Born John Carl Hendricks in Ohio in 1921, he began singing at an early age often working with a young Art Tatum. After army demob Hendricks moved to New York, immersing himself in the city’s flourishing jazz scene.

In 1957 he joined Dave Lambert and Annie Ross to form the influential vocal trio Lambert, Hendricks and Ross whose distinctive sound won acclaim as Hendricks penned lyrics to notable jazz instrumentals – most famously Mongo Santmaria’s ‘Yeh, Yeh’. It’s said that he was inspired in this particular direction after hearing King Pleasure’s record of ‘Moody’s Mood for Love,’ based on a James Moody saxophone solo on ‘I’m In The Mood For Love’ for which singer Eddie Jefferson had written new words. Hendricks is quoted as saying, “I was mesmerized. I’d been writing rhythm-and-blues songs, mostly for Louis Jordan. But I thought ‘Moody’s Mood for Love’ was so hip. You didn’t have to stop at 32 bars. You could keep going.”

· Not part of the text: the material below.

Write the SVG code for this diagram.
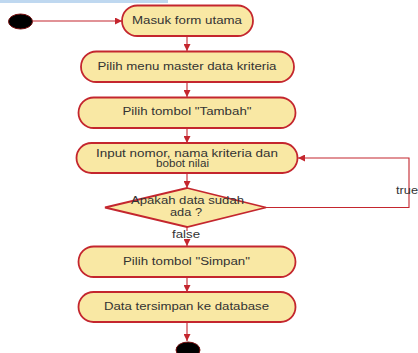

Hendricks’ lyrics used the original tune as the starting point for intricate, often humours lyrics. The sound, akin to scat, was dubbed “vocalese” and Hendricks became the best known performer in the idiom. The trio’s 1961 album ‘High Flying’ won a Grammy Award for best performance by a vocal group though some so-called “serious” jazz critics claimed their work “trivialised” classic jazz.

In 1963 the trio members began to pursue solo careers and Jon Hendricks (by now he’d dropped the H from his first name) eventually settled in England. Returning to the USA, he worked as jazz critic for the San Francisco Chronicle.

In 1974 Hendricks produced the stage show ‘Evolution of the Blues,’ in which he traced the history of African-American music in song and verse. Later he formed Jon Hendricks and Company, a vocal quartet that carried on the tradition of Lambert, Hendricks & Ross.

In 2000 Hendricks moved back to his childhood home in Toledo, Ohio and continued performing. In 2015 he joined Annie Ross to perform at New York’s Birdland.

A unique jazz talent, Jon Hendricks played a major role in popularising jazz and he was a huge influence on numerous performers – most notably Bobby McFerrin, Al Jarreau and Georgie Fame –whose biggest hit of course, was his version of ‘Yeh Yeh’.